Una y otra vez, a lo largo de todos sus espacios, estas cadenas cuestionaron la reforma -sólo por excepción con argumentos razonables-, atacaron virulentamente a quienes la promovieron y, ya en franca desesperación, cuestionaron toda la democracia mexicana. Los conductores de TV Azteca no vacilaron en repetir que se trataba de una reforma "chavista" -el argumento ya usado contra López Obrador- y, en defensa de sus beneficios económicos, los demás concesionarios se rasgaron las vestiduras en un insólito alegato a favor de la libertad de expresión, supuestamente en peligro debido a que la reforma impide a los políticos contratar spots en sus espacios. Sus alegatos rayaban el descaro: afirmaron que, sin los recursos del Estado, cientos de estaciones de radio quebrarían -curiosa defensa del libre mercado-, que sus ratings bajarían por el uso de los tiempos oficiales destinados a las campañas -tres minutos por hora-, e incluso mintieron al sostener que ahora las elecciones serían más costosas. Ya en el extremo, llegaron a decir que los legisladores de los tres partidos, que unidos suman más del 90% de los votos, no representan a sus electores y propusieron la celebración de un referéndum.

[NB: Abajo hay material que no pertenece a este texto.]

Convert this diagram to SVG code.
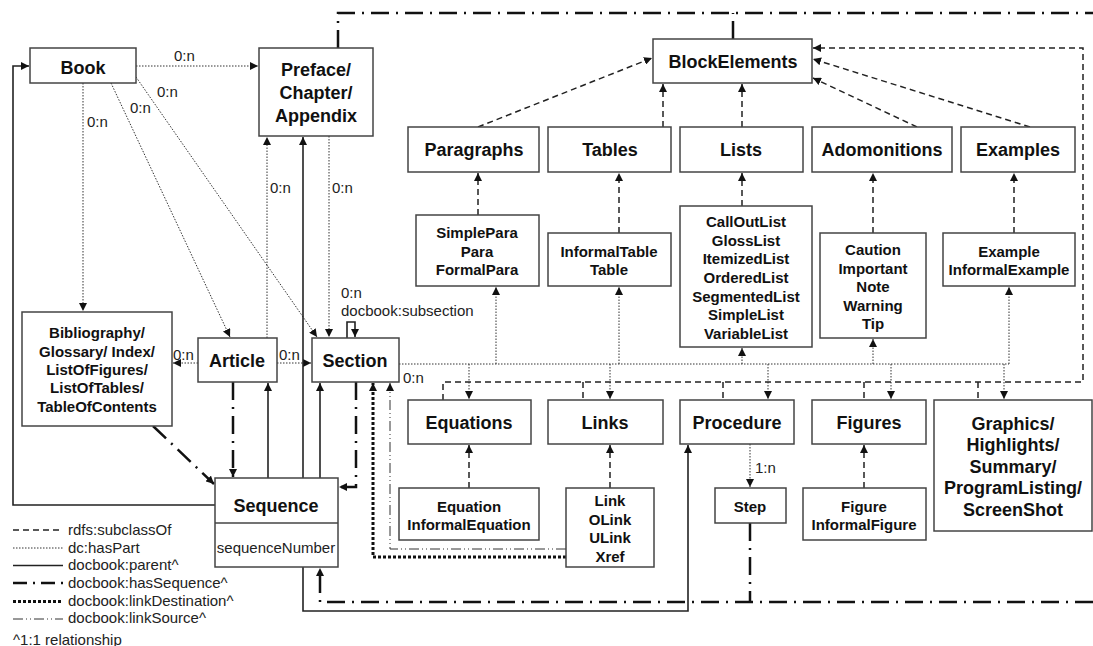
<svg xmlns="http://www.w3.org/2000/svg" width="1093" height="646" viewBox="0 0 1093 646">
<style>
.box{fill:#fff;stroke:#444;stroke-width:1.5}
.t{font-family:"Liberation Sans",Arial,sans-serif;font-weight:bold;fill:#111;text-anchor:middle}
.b18{font-size:18px}
.b15{font-size:15px}
.lbl{font-family:"Liberation Sans",Arial,sans-serif;font-size:15px;fill:#222}
.sub{stroke:#222;stroke-width:1.5;stroke-dasharray:6 4;fill:none}
.part{stroke:#333;stroke-width:1;stroke-dasharray:1.5 1.5;fill:none}
.par{stroke:#222;stroke-width:1.6;fill:none}
.seq{stroke:#111;stroke-width:2.5;stroke-dasharray:18 7 2 7;fill:none}
.dest{stroke:#111;stroke-width:3;stroke-dasharray:3 2;fill:none}
.src{stroke:#333;stroke-width:1;stroke-dasharray:10 3 1 3 1 3;fill:none}
</style>
<defs>
<marker id="a" viewBox="0 0 8 8" refX="8" refY="4" markerWidth="8" markerHeight="8" markerUnits="userSpaceOnUse" orient="auto">
<path d="M0,0 L8,4 L0,8 z" fill="#111"/>
</marker>
</defs>
<rect width="1093" height="646" fill="#fff"/>

<g id="connectors">
<!-- hasPart dotted -->
<path class="part" d="M136,66 H258" marker-end="url(#a)"/>
<path class="part" d="M83,83 V311" marker-end="url(#a)"/>
<path class="part" d="M111,83 L230,337" marker-end="url(#a)"/>
<path class="part" d="M136,77 L317,337" marker-end="url(#a)"/>
<path class="part" d="M267,338 V137" marker-end="url(#a)"/>
<path class="part" d="M329,136 V337" marker-end="url(#a)"/>
<path class="part" d="M198,363 H173" marker-end="url(#a)"/>
<path class="part" d="M277,363 H311" marker-end="url(#a)"/>
<path class="part" d="M399,364 H1009"/>
<path class="part" d="M496,364 V287" marker-end="url(#a)"/>
<path class="part" d="M619,364 V287" marker-end="url(#a)"/>
<path class="part" d="M742,364 V348" marker-end="url(#a)"/>
<path class="part" d="M873,364 V339" marker-end="url(#a)"/>
<path class="part" d="M1009,364 V287" marker-end="url(#a)"/>
<path class="part" d="M469,364 V399" marker-end="url(#a)"/>
<path class="part" d="M610,364 V399" marker-end="url(#a)"/>
<path class="part" d="M768,364 V399" marker-end="url(#a)"/>
<path class="part" d="M891,364 V399" marker-end="url(#a)"/>
<path class="part" d="M1004,364 V399" marker-end="url(#a)"/>
<path class="part" d="M750,444 V487" marker-end="url(#a)"/>

<!-- subclassOf dashed -->
<path class="sub" d="M478,127 L652,58" marker-end="url(#a)"/>
<path class="sub" d="M663,127 V84" marker-end="url(#a)"/>
<path class="sub" d="M742,127 V84" marker-end="url(#a)"/>
<path class="sub" d="M917,127 L813,78" marker-end="url(#a)"/>
<path class="sub" d="M1030,127 L813,59" marker-end="url(#a)"/>
<path class="sub" d="M478,215 V173" marker-end="url(#a)"/>
<path class="sub" d="M619,233 V173" marker-end="url(#a)"/>
<path class="sub" d="M742,206 V173" marker-end="url(#a)"/>
<path class="sub" d="M873,233 V173" marker-end="url(#a)"/>
<path class="sub" d="M1014,233 V173" marker-end="url(#a)"/>
<path class="sub" d="M469,488 V445" marker-end="url(#a)"/>
<path class="sub" d="M610,488 V445" marker-end="url(#a)"/>
<path class="sub" d="M864,488 V445" marker-end="url(#a)"/>
<path class="sub" d="M443,400 V382 H1083 V48 H813" marker-end="url(#a)"/>
<path class="sub" d="M583,382 V400 M723,382 V400 M864,382 V400 M978,382 V400"/>

<!-- parent solid -->
<path class="par" d="M215,505 H13 V66 H29" marker-end="url(#a)"/>
<path class="par" d="M268,478 V383" marker-end="url(#a)"/>
<path class="par" d="M303,478 V137" marker-end="url(#a)"/>
<path class="par" d="M320,478 V383" marker-end="url(#a)"/>
<path class="par" d="M303,567 V611 H688 V445" marker-end="url(#a)"/>

<!-- hasSequence dash-dot -->
<path class="seq" d="M338,48 V13 H1093"/>
<path class="seq" d="M733,39 V13"/>
<path class="seq" d="M233,382 V477" marker-end="url(#a)"/>
<path class="seq" d="M356,382 V487 H339" marker-end="url(#a)"/>
<path class="seq" d="M153,426 L214,484" marker-end="url(#a)"/>
<path class="seq" d="M1093,602 H320 V568" marker-end="url(#a)"/>
<path class="seq" d="M750,523 V602"/>

<!-- linkDestination / linkSource -->
<path class="dest" d="M566,557 H373 V383" marker-end="url(#a)"/>
<path class="src" d="M566,549 H390 V383" marker-end="url(#a)"/>
</g>

<g id="labels">
<text class="lbl" x="174" y="61">0:n</text>
<text class="lbl" x="87" y="127">0:n</text>
<text class="lbl" x="130" y="113">0:n</text>
<text class="lbl" x="157" y="97">0:n</text>
<text class="lbl" x="270" y="193">0:n</text>
<text class="lbl" x="332" y="193">0:n</text>
<text class="lbl" x="173" y="360">0:n</text>
<text class="lbl" x="279" y="360">0:n</text>
<text class="lbl" x="341" y="298">0:n</text>
<text class="lbl" x="341" y="316">docbook:subsection</text>
<text class="lbl" x="403" y="383">0:n</text>
<text class="lbl" x="755" y="473">1:n</text>
</g>
<path class="par" d="M347,338 V322 H355 V337" marker-end="url(#a)"/>

<g id="book"><rect class="box" x="30" y="48" width="106" height="35"/><text class="t b18" x="83" y="74">Book</text></g>
<g id="preface"><rect class="box" x="259" y="48" width="114" height="88"/>
<text class="t b18" x="316" y="76">Preface/</text><text class="t b18" x="316" y="99">Chapter/</text><text class="t b18" x="316" y="122">Appendix</text></g>
<g id="blockelements"><rect class="box" x="653" y="39" width="159" height="44"/><text class="t b18" x="733" y="68">BlockElements</text></g>

<g id="paragraphs"><rect class="box" x="408" y="127" width="131" height="45"/><text class="t b18" x="474" y="156">Paragraphs</text></g>
<g id="tables"><rect class="box" x="548" y="127" width="123" height="45"/><text class="t b18" x="610" y="156">Tables</text></g>
<g id="lists"><rect class="box" x="680" y="127" width="123" height="45"/><text class="t b18" x="741" y="156">Lists</text></g>
<g id="adomonitions"><rect class="box" x="812" y="127" width="140" height="45"/><text class="t b18" x="882" y="156">Adomonitions</text></g>
<g id="examples"><rect class="box" x="961" y="127" width="114" height="45"/><text class="t b18" x="1018" y="156">Examples</text></g>

<g id="simplepara"><rect class="box" x="416" y="215" width="123" height="71"/>
<text class="t b15" x="477" y="238">SimplePara</text><text class="t b15" x="477" y="257">Para</text><text class="t b15" x="477" y="275">FormalPara</text></g>
<g id="informaltable"><rect class="box" x="548" y="233" width="123" height="53"/>
<text class="t b15" x="609" y="257">InformalTable</text><text class="t b15" x="609" y="275">Table</text></g>
<g id="listtypes"><rect class="box" x="680" y="206" width="132" height="141"/>
<text class="t b15" x="746" y="227">CallOutList</text><text class="t b15" x="746" y="245.7">GlossList</text><text class="t b15" x="746" y="264.3">ItemizedList</text><text class="t b15" x="746" y="283">OrderedList</text><text class="t b15" x="746" y="301.7">SegmentedList</text><text class="t b15" x="746" y="320.3">SimpleList</text><text class="t b15" x="746" y="339">VariableList</text></g>
<g id="caution"><rect class="box" x="820" y="233" width="106" height="105"/>
<text class="t b15" x="873" y="255">Caution</text><text class="t b15" x="873" y="273.5">Important</text><text class="t b15" x="873" y="292">Note</text><text class="t b15" x="873" y="310.5">Warning</text><text class="t b15" x="873" y="329">Tip</text></g>
<g id="example"><rect class="box" x="943" y="233" width="132" height="53"/>
<text class="t b15" x="1009" y="257">Example</text><text class="t b15" x="1009" y="275">InformalExample</text></g>

<g id="bibliography"><rect class="box" x="22" y="312" width="150" height="114"/>
<text class="t b15" x="97" y="338">Bibliography/</text><text class="t b15" x="97" y="356.5">Glossary/ Index/</text><text class="t b15" x="97" y="375">ListOfFigures/</text><text class="t b15" x="97" y="393">ListOfTables/</text><text class="t b15" x="97" y="411.5">TableOfContents</text></g>
<g id="article"><rect class="box" x="198" y="338" width="79" height="44"/><text class="t b18" x="237" y="367">Article</text></g>
<g id="section"><rect class="box" x="312" y="338" width="87" height="44"/><text class="t b18" x="355" y="367">Section</text></g>

<g id="equations"><rect class="box" x="408" y="400" width="123" height="44"/><text class="t b18" x="469" y="429">Equations</text></g>
<g id="links"><rect class="box" x="548" y="400" width="115" height="44"/><text class="t b18" x="605" y="429">Links</text></g>
<g id="procedure"><rect class="box" x="680" y="400" width="114" height="44"/><text class="t b18" x="737" y="429">Procedure</text></g>
<g id="figures"><rect class="box" x="812" y="400" width="114" height="44"/><text class="t b18" x="869" y="429">Figures</text></g>
<g id="graphics"><rect class="box" x="934" y="400" width="158" height="131"/>
<text class="t b18" x="1013" y="429.5">Graphics/</text><text class="t b18" x="1013" y="451">Highlights/</text><text class="t b18" x="1013" y="472.5">Summary/</text><text class="t b18" x="1013" y="494">ProgramListing/</text><text class="t b18" x="1013" y="516">ScreenShot</text></g>

<g id="equation"><rect class="box" x="399" y="488" width="140" height="52"/>
<text class="t b15" x="469" y="512">Equation</text><text class="t b15" x="469" y="530">InformalEquation</text></g>
<g id="link"><rect class="box" x="566" y="488" width="88" height="79"/>
<text class="t b15" x="610" y="506">Link</text><text class="t b15" x="610" y="524.5">OLink</text><text class="t b15" x="610" y="543">ULink</text><text class="t b15" x="610" y="561.5">Xref</text></g>
<g id="step"><rect class="box" x="715" y="488" width="71" height="35"/><text class="t b15" x="750" y="512">Step</text></g>
<g id="figure"><rect class="box" x="803" y="488" width="123" height="52"/>
<text class="t b15" x="864" y="512">Figure</text><text class="t b15" x="864" y="530">InformalFigure</text></g>

<g id="sequence"><rect class="box" x="215" y="478" width="123" height="89"/>
<line x1="215" y1="523" x2="338" y2="523" stroke="#444" stroke-width="1.5"/>
<text class="t b18" x="276" y="512">Sequence</text>
<text class="lbl" x="276" y="553" text-anchor="middle">sequenceNumber</text></g>

<g id="legend">
<line class="sub" x1="13" y1="530" x2="63" y2="530"/>
<line class="part" x1="13" y1="548" x2="63" y2="548"/>
<line class="par" x1="13" y1="565.5" x2="63" y2="565.5"/>
<line class="seq" x1="13" y1="583" x2="63" y2="583" style="stroke-dasharray:14 6 2 6"/>
<line class="dest" x1="13" y1="601.5" x2="63" y2="601.5"/>
<line class="src" x1="13" y1="619" x2="63" y2="619"/>
<text class="lbl" x="68" y="535">rdfs:subclassOf</text>
<text class="lbl" x="68" y="553">dc:hasPart</text>
<text class="lbl" x="68" y="570">docbook:parent^</text>
<text class="lbl" x="68" y="588">docbook:hasSequence^</text>
<text class="lbl" x="68" y="605.5">docbook:linkDestination^</text>
<text class="lbl" x="68" y="623">docbook:linkSource^</text>
<text class="lbl" x="13" y="645">^1:1 relationship</text>
</g>
</svg>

Insisto: si bien la reforma contiene numerosos puntos cuestionables -no permite las candidaturas ciudadanas y no protege a los partidos minoritarios- y tampoco garantiza la transparencia en el interior de los partidos, la actuación de los medios comerciales revela su desesperado intento por conservar el jugoso negocio que los ha hecho enriquecerse cada tres años con recursos públicos. Nunca antes, frente a leyes más turbias o de plano inicuas -hay sobrados ejemplos-, habían alzado la voz o habían dedicado tantas horas y energía a ser la "voz al pueblo mexicano". Su conducta permite ver que no han comprendido su naturaleza: las leyes mexicanas establecen claramente que las ondas radioeléctricas son un bien público. Siempre he creído que, en caso de duda, uno debe decantarse por la libertad de expresión, pero aquí ha ocurrido lo contrario: en favor de la libertad de expresión se ha distorsionado la verdad en aras de cuidar las ganancias de unos cuantos. ¿Qué credibilidad le quedará ahora a esos conductores de noticias obligados a secundar los intereses económicos de sus patronos?
Pero ésta no ha sido sino la primera batalla de una guerra que habrá de prolongarse a lo largo de los siguientes meses. Ahora corresponde al Congreso de la Unión redactar una nueva Ley de Medios. Los legisladores no sólo volverán a enfrentar la presión de los medios comerciales, sino que los partidos deberán consensuar normas que garanticen el adecuado uso de este bien público, la transparencia y el control sobre las ondas radioeléctricas, los mecanismos adecuados para la reconversión digital y la posibilidad de abrir la competencia a nuevas cadenas comerciales que quiebren el "duopolio" televisivo actual. Simultáneamente, en un capítulo aparte de la ley, o en una ley especial sobre la materia, deberán definir el carácter público de los medios del Estado -hasta ahora, en franca desventaja ante las cadenas comerciales-, garantizando la imparcialidad y diversidad de sus contenidos, así como la reglamentación de los medios comunitarios e indígenas. En el marco de las a veces endebles instituciones mexicanas, se trata de un desafío mayúsculo del cual depende en buena medida la consolidación de una sociedad abierta, plural y democrática.
Jorge Volpi es escritor y director del Canal 22, cadena de televisión cultural del Estado mexicano.